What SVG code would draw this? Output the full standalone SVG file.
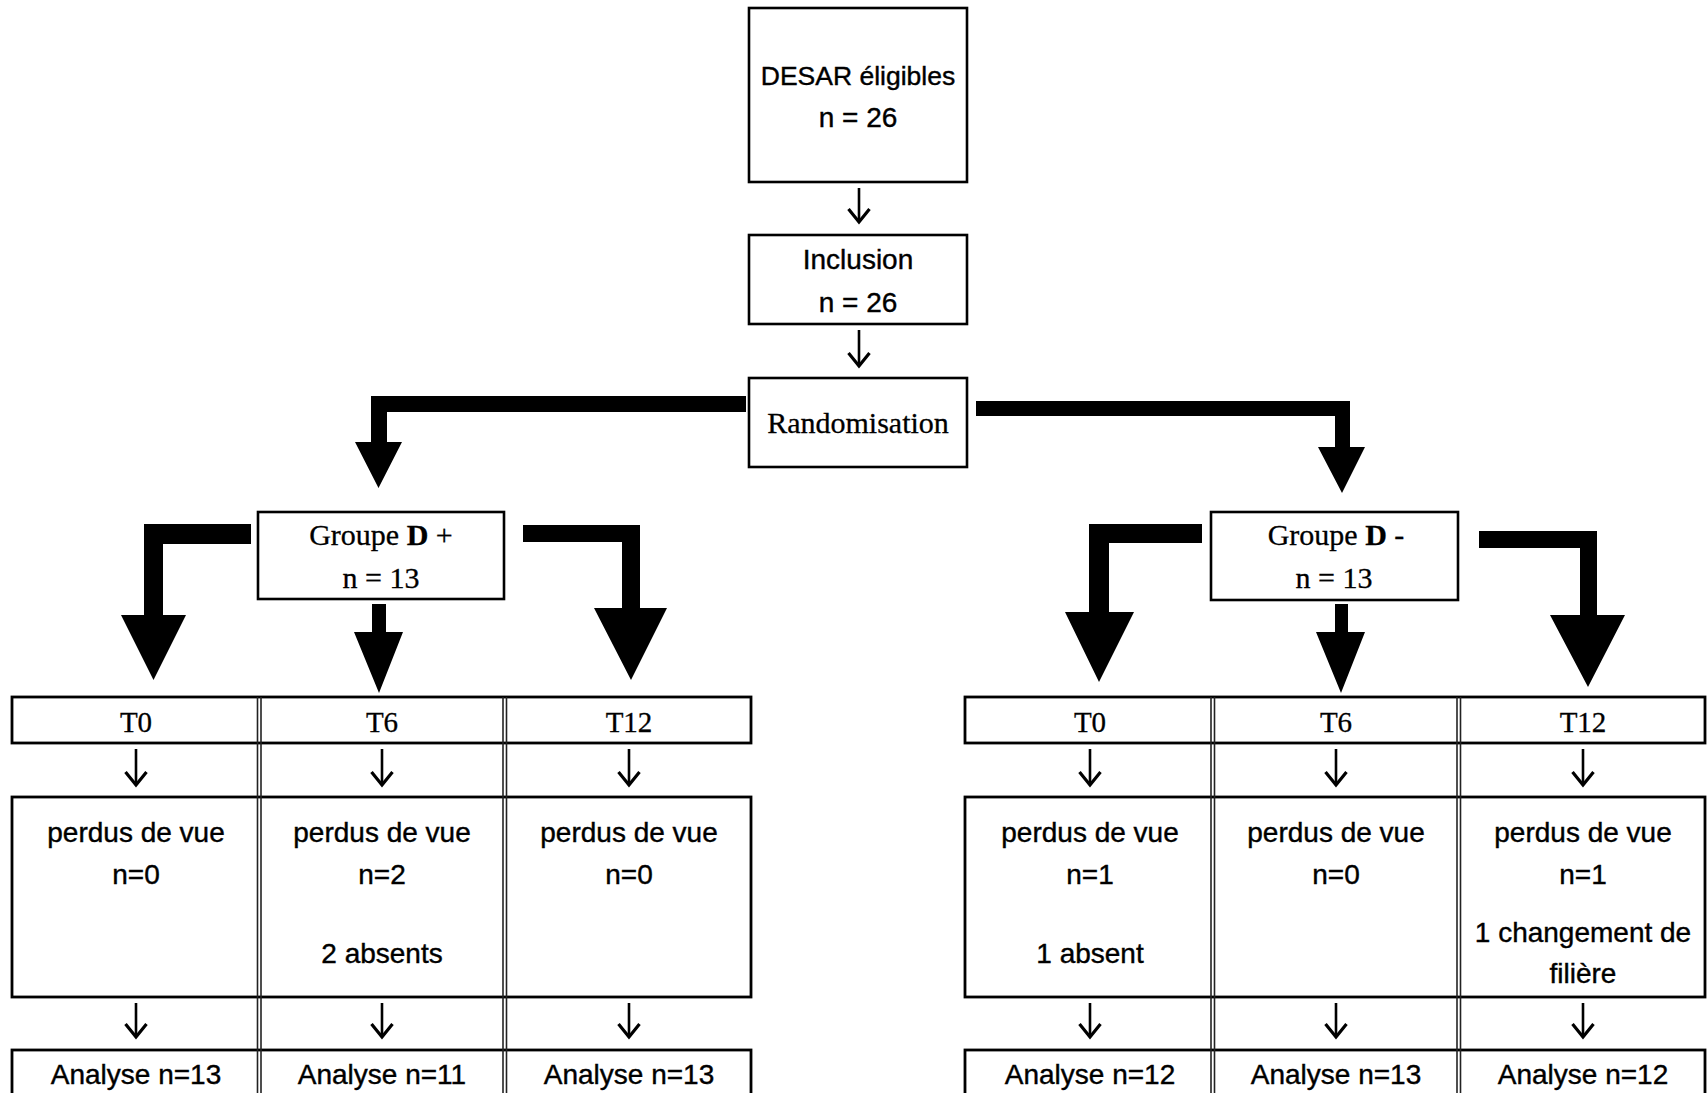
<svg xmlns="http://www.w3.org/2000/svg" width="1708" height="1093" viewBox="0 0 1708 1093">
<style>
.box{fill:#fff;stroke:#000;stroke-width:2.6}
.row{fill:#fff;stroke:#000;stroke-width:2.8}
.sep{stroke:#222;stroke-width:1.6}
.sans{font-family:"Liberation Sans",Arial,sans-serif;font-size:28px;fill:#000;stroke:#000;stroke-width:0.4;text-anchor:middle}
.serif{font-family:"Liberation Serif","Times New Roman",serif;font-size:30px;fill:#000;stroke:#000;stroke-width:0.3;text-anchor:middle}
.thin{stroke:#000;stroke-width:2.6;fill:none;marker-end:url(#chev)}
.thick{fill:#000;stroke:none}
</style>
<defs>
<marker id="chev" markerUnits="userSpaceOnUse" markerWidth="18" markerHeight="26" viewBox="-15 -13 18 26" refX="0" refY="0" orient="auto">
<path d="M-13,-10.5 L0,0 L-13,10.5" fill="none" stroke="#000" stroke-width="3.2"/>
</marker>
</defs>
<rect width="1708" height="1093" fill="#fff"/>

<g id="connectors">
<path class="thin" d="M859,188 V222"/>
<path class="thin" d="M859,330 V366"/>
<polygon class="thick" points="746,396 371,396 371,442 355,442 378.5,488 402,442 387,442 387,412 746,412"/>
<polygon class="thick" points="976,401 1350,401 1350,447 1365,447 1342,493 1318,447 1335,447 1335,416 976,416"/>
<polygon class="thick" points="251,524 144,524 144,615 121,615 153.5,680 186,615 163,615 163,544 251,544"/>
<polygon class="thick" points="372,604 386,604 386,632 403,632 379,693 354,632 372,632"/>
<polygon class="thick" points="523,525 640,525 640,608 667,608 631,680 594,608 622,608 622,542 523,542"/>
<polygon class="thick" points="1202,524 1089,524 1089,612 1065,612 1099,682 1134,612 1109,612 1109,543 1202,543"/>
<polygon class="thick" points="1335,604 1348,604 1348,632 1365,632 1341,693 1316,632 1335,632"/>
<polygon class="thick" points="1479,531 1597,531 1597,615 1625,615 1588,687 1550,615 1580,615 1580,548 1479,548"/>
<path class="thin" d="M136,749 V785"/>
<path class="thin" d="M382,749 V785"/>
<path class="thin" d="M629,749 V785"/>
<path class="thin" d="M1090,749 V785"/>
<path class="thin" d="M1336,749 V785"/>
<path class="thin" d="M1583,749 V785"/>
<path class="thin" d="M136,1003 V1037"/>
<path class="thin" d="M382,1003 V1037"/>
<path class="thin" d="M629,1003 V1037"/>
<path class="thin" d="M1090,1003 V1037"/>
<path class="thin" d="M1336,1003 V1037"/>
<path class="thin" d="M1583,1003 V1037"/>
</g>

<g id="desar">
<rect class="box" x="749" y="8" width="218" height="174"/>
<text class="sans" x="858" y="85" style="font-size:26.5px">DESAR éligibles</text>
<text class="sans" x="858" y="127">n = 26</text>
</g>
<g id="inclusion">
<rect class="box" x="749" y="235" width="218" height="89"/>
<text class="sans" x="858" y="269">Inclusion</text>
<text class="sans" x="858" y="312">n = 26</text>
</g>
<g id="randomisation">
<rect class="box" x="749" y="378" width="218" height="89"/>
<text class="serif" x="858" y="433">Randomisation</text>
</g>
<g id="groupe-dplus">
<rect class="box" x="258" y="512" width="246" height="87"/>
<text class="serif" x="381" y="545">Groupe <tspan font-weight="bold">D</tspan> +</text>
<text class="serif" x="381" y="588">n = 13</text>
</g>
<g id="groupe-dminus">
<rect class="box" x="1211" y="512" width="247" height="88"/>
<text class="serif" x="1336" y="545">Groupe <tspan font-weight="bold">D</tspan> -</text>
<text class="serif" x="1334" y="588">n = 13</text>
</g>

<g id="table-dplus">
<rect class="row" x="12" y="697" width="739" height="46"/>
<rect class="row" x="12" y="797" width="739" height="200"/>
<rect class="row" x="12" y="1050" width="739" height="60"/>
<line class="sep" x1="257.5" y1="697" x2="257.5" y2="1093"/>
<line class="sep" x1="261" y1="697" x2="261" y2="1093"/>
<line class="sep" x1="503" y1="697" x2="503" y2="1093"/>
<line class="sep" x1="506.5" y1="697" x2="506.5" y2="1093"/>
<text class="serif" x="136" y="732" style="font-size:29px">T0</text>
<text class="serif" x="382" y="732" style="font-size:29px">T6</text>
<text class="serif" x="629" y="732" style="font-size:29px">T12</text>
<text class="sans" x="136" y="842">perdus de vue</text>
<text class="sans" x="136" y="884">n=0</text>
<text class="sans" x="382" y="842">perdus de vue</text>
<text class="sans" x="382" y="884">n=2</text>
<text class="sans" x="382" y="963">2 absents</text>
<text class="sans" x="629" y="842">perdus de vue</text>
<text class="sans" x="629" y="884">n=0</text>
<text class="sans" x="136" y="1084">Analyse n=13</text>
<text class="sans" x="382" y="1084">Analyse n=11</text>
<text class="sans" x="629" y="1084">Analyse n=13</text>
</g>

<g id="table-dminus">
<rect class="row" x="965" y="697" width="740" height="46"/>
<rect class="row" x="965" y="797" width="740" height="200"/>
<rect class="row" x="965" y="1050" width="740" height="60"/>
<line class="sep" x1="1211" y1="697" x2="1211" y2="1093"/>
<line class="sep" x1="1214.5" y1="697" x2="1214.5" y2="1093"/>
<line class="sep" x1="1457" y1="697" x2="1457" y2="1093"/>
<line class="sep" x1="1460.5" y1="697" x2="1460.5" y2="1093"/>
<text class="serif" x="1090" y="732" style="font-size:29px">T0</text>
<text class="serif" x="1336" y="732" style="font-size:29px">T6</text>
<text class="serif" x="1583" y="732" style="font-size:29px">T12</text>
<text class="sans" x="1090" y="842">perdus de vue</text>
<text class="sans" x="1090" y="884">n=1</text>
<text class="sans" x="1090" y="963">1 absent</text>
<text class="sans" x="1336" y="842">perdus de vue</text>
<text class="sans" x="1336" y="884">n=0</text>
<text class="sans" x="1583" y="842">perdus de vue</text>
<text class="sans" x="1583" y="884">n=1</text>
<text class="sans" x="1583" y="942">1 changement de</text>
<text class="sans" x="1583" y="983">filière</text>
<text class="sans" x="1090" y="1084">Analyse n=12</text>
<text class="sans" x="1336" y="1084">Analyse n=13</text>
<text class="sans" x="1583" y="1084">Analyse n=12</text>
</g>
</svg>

==========

## [GIVEN INSTRUCTION]
Leave out the pictures and reproduce the rest of the listing exactly.

## [ANSWER TO THE TASK]
What SVG code would draw this? Output the full standalone SVG file.
<svg xmlns="http://www.w3.org/2000/svg" width="1708" height="1093" viewBox="0 0 1708 1093">
<style>
.box{fill:#fff;stroke:#000;stroke-width:2.6}
.row{fill:#fff;stroke:#000;stroke-width:2.8}
.sep{stroke:#222;stroke-width:1.6}
.sans{font-family:"Liberation Sans",Arial,sans-serif;font-size:28px;fill:#000;stroke:#000;stroke-width:0.4;text-anchor:middle}
.serif{font-family:"Liberation Serif","Times New Roman",serif;font-size:30px;fill:#000;stroke:#000;stroke-width:0.3;text-anchor:middle}
.thin{stroke:#000;stroke-width:2.6;fill:none;marker-end:url(#chev)}
.thick{fill:#000;stroke:none}
</style>
<defs>
<marker id="chev" markerUnits="userSpaceOnUse" markerWidth="18" markerHeight="26" viewBox="-15 -13 18 26" refX="0" refY="0" orient="auto">
<path d="M-13,-10.5 L0,0 L-13,10.5" fill="none" stroke="#000" stroke-width="3.2"/>
</marker>
</defs>
<rect width="1708" height="1093" fill="#fff"/>

<g id="connectors">
<path class="thin" d="M859,188 V222"/>
<path class="thin" d="M859,330 V366"/>
<polygon class="thick" points="746,396 371,396 371,442 355,442 378.5,488 402,442 387,442 387,412 746,412"/>
<polygon class="thick" points="976,401 1350,401 1350,447 1365,447 1342,493 1318,447 1335,447 1335,416 976,416"/>
<polygon class="thick" points="251,524 144,524 144,615 121,615 153.5,680 186,615 163,615 163,544 251,544"/>
<polygon class="thick" points="372,604 386,604 386,632 403,632 379,693 354,632 372,632"/>
<polygon class="thick" points="523,525 640,525 640,608 667,608 631,680 594,608 622,608 622,542 523,542"/>
<polygon class="thick" points="1202,524 1089,524 1089,612 1065,612 1099,682 1134,612 1109,612 1109,543 1202,543"/>
<polygon class="thick" points="1335,604 1348,604 1348,632 1365,632 1341,693 1316,632 1335,632"/>
<polygon class="thick" points="1479,531 1597,531 1597,615 1625,615 1588,687 1550,615 1580,615 1580,548 1479,548"/>
<path class="thin" d="M136,749 V785"/>
<path class="thin" d="M382,749 V785"/>
<path class="thin" d="M629,749 V785"/>
<path class="thin" d="M1090,749 V785"/>
<path class="thin" d="M1336,749 V785"/>
<path class="thin" d="M1583,749 V785"/>
<path class="thin" d="M136,1003 V1037"/>
<path class="thin" d="M382,1003 V1037"/>
<path class="thin" d="M629,1003 V1037"/>
<path class="thin" d="M1090,1003 V1037"/>
<path class="thin" d="M1336,1003 V1037"/>
<path class="thin" d="M1583,1003 V1037"/>
</g>

<g id="desar">
<rect class="box" x="749" y="8" width="218" height="174"/>
<text class="sans" x="858" y="85" style="font-size:26.5px">DESAR éligibles</text>
<text class="sans" x="858" y="127">n = 26</text>
</g>
<g id="inclusion">
<rect class="box" x="749" y="235" width="218" height="89"/>
<text class="sans" x="858" y="269">Inclusion</text>
<text class="sans" x="858" y="312">n = 26</text>
</g>
<g id="randomisation">
<rect class="box" x="749" y="378" width="218" height="89"/>
<text class="serif" x="858" y="433">Randomisation</text>
</g>
<g id="groupe-dplus">
<rect class="box" x="258" y="512" width="246" height="87"/>
<text class="serif" x="381" y="545">Groupe <tspan font-weight="bold">D</tspan> +</text>
<text class="serif" x="381" y="588">n = 13</text>
</g>
<g id="groupe-dminus">
<rect class="box" x="1211" y="512" width="247" height="88"/>
<text class="serif" x="1336" y="545">Groupe <tspan font-weight="bold">D</tspan> -</text>
<text class="serif" x="1334" y="588">n = 13</text>
</g>

<g id="table-dplus">
<rect class="row" x="12" y="697" width="739" height="46"/>
<rect class="row" x="12" y="797" width="739" height="200"/>
<rect class="row" x="12" y="1050" width="739" height="60"/>
<line class="sep" x1="257.5" y1="697" x2="257.5" y2="1093"/>
<line class="sep" x1="261" y1="697" x2="261" y2="1093"/>
<line class="sep" x1="503" y1="697" x2="503" y2="1093"/>
<line class="sep" x1="506.5" y1="697" x2="506.5" y2="1093"/>
<text class="serif" x="136" y="732" style="font-size:29px">T0</text>
<text class="serif" x="382" y="732" style="font-size:29px">T6</text>
<text class="serif" x="629" y="732" style="font-size:29px">T12</text>
<text class="sans" x="136" y="842">perdus de vue</text>
<text class="sans" x="136" y="884">n=0</text>
<text class="sans" x="382" y="842">perdus de vue</text>
<text class="sans" x="382" y="884">n=2</text>
<text class="sans" x="382" y="963">2 absents</text>
<text class="sans" x="629" y="842">perdus de vue</text>
<text class="sans" x="629" y="884">n=0</text>
<text class="sans" x="136" y="1084">Analyse n=13</text>
<text class="sans" x="382" y="1084">Analyse n=11</text>
<text class="sans" x="629" y="1084">Analyse n=13</text>
</g>

<g id="table-dminus">
<rect class="row" x="965" y="697" width="740" height="46"/>
<rect class="row" x="965" y="797" width="740" height="200"/>
<rect class="row" x="965" y="1050" width="740" height="60"/>
<line class="sep" x1="1211" y1="697" x2="1211" y2="1093"/>
<line class="sep" x1="1214.5" y1="697" x2="1214.5" y2="1093"/>
<line class="sep" x1="1457" y1="697" x2="1457" y2="1093"/>
<line class="sep" x1="1460.5" y1="697" x2="1460.5" y2="1093"/>
<text class="serif" x="1090" y="732" style="font-size:29px">T0</text>
<text class="serif" x="1336" y="732" style="font-size:29px">T6</text>
<text class="serif" x="1583" y="732" style="font-size:29px">T12</text>
<text class="sans" x="1090" y="842">perdus de vue</text>
<text class="sans" x="1090" y="884">n=1</text>
<text class="sans" x="1090" y="963">1 absent</text>
<text class="sans" x="1336" y="842">perdus de vue</text>
<text class="sans" x="1336" y="884">n=0</text>
<text class="sans" x="1583" y="842">perdus de vue</text>
<text class="sans" x="1583" y="884">n=1</text>
<text class="sans" x="1583" y="942">1 changement de</text>
<text class="sans" x="1583" y="983">filière</text>
<text class="sans" x="1090" y="1084">Analyse n=12</text>
<text class="sans" x="1336" y="1084">Analyse n=13</text>
<text class="sans" x="1583" y="1084">Analyse n=12</text>
</g>
</svg>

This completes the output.